**Short exercise:** Scan the data. Collect each line that contains the word "matplotlib".

_ _ _ _

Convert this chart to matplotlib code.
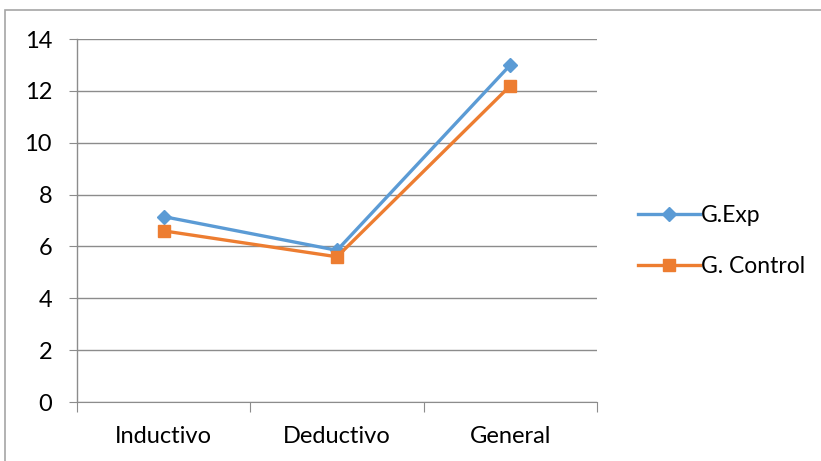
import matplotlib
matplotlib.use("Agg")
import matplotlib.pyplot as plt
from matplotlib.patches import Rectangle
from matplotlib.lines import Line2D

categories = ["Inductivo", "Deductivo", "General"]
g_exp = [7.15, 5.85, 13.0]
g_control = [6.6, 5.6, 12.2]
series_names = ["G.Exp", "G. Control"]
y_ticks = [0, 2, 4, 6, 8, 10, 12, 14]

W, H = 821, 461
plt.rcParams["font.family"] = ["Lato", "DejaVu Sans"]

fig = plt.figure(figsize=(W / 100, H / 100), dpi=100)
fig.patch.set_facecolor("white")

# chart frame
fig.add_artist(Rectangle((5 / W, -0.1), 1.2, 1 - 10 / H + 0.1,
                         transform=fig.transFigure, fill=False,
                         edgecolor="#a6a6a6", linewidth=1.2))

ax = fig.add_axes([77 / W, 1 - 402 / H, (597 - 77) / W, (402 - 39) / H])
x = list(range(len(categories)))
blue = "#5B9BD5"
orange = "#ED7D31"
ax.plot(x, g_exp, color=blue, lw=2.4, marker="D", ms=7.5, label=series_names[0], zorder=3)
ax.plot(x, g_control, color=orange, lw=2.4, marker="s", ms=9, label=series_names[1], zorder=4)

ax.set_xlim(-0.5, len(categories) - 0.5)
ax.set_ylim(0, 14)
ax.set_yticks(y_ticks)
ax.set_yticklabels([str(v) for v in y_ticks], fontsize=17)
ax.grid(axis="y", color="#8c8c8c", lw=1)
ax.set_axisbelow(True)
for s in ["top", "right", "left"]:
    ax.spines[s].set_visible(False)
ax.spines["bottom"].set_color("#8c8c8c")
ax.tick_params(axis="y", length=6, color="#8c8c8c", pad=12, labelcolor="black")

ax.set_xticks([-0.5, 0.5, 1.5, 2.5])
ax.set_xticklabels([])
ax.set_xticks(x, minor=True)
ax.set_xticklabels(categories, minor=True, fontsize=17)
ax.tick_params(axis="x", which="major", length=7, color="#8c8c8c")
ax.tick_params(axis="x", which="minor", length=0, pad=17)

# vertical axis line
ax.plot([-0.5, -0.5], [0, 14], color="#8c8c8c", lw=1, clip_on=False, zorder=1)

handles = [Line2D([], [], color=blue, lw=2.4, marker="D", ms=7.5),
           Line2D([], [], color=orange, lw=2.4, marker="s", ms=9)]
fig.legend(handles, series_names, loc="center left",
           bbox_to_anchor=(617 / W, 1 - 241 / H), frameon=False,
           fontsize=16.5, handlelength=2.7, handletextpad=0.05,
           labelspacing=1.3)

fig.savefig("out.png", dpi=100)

_ _ _ _

**Correct response:**
Convert this chart to matplotlib code.
import matplotlib
matplotlib.use("Agg")
import matplotlib.pyplot as plt
from matplotlib.patches import Rectangle
from matplotlib.lines import Line2D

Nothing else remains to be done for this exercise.